Curious to see the math for the exact answer, but my seat of the pants answer is if it were say 15 BB or small I'd fold.

This is a good brain teaser.

6 dead cards plus 6 known cards plus 4 opponent cards = 16 known cards

52 - 16 = 36 unknown cards

Only 8 high cards left leaving 28 that give opponent half the pot.

Only 2 let him scoop the whole pot (2h,7h)

2 out of 36 cards, odds 17:1 against him scooping

What are the chances he has these two cards given that 7CS8FAP determines they are a qualifier?

XX/3 could be: AA/3, 33/3, A2/3, 54/3

If his hand were A2/3 the combos would be:

A*4 suits + 2*4 suits = 16 combinations possible of which 4 would include 2 of hearts.

Now I am confused. David, what is the next step?

Well considering whenever Lancey and the Kid play, it's No limit and you can bet everything you have in front of you plus whatever money you or anyone else you know has in their pockets/bank accounts, a discussion of pot odds is not really significant.

Hands:


Kid: (Kh Kd) Kc Ks Qd Jh


Lancey: (X Y) 3h 4h 5h 6h


Folded on 3rd St: Ts, Tc, Td, 9s, 9c, and 9d


The Kid believes that Lancey is playing a hand which plays well heads-up, according to Ray Zee's book.


Lancey's possible starters:


(3x 3y) 3h -- (3 hands)

(Ah 2h) 3h -- (1 hand)

(Ax Ay) 3h -- (6 hands)

(Ax 2y) 3h (*) -- (15 hands, including 3 with 2h)

(Ax 5y) 3h (*) -- (12 hands)


Total starting hands 37


(*) If Lancey were playing three small straight cards, he'd probably bail when he paired up, ruling out hands like (5x 4y) 3h or (4x 2y) 3h; however, he might well stick around if his wheel draw paired up on 5th street, making (Ax 5y) 3h a real possibility.
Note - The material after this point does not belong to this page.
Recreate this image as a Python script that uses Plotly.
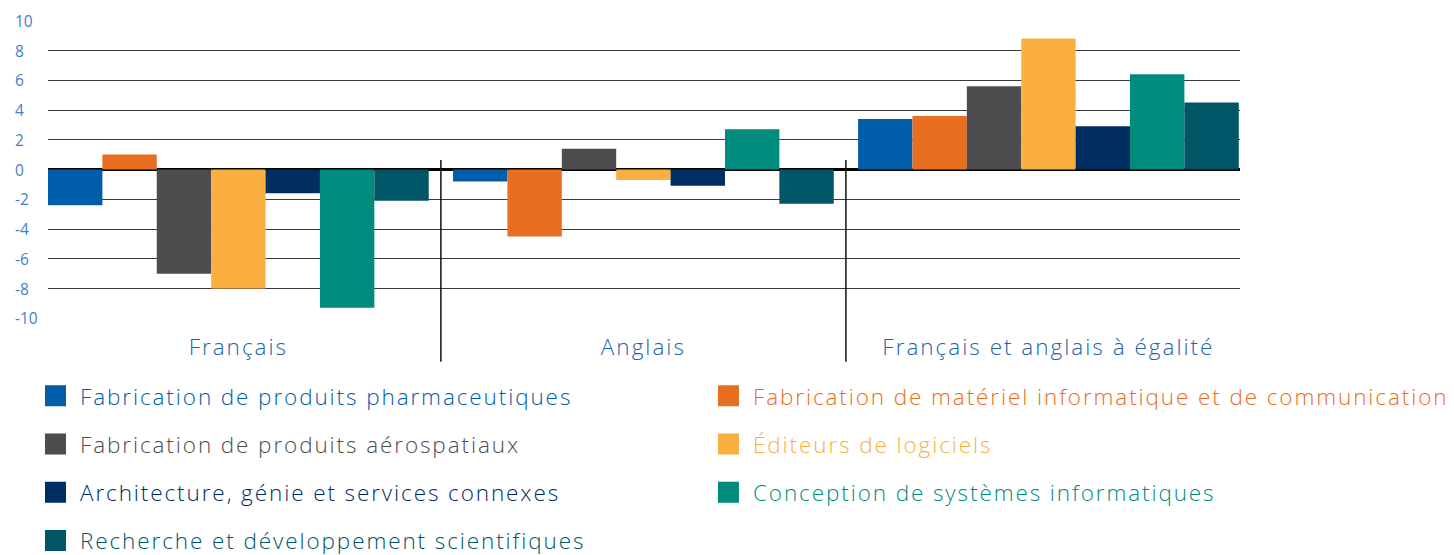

I doubt (2x 5y) 3h in this spot, but I could be wrong.


Four of Lancey's 37 possible starters *already* scoop.


Lancey surely has a made low, locking up half the pot. Ignoring 6th and 7th street action, the Kid's equity is half the pot, reduced by the chance that he's already beat: E = 33/37 * 0.5 = 33/74.


If the Kid's hand is currently good for high, Lancey has two scoop outs: 2h and 7h. The kid has seen 16 cards (his 6, Lancey's 4, the other players' 6), leaving 36 unseen cards in the deck. (Aside: does this get modified by putting Lancey on a limited range of hands?) 34 cards leave the Kid good for high, and two scoop him. His OVERALL equity in the pot is thus 0.5 * 33/37 * 34/36.


Pot size is currently P. By checking and calling on 6th street and the river, the Kid is paying 2 bets. Pot size will then be P+4.


Let A = 33/37 * 34/36.


Then the Kid's expectation is 1/2 * A * (P+4) - 2.


The break-even point will be where expectation is exactly 0. We can solve this for P to find that

P = (4/A)*(1 - A).


A=0.84234, and thus P = 0.749.


The pot must contain at least 3/4 of one big bet for the Kid to gain the most/lose the least by paying off to see the showdown. There is no conceivable circumstance with these cards where this is not the case.


The Kid should essentially always check and call.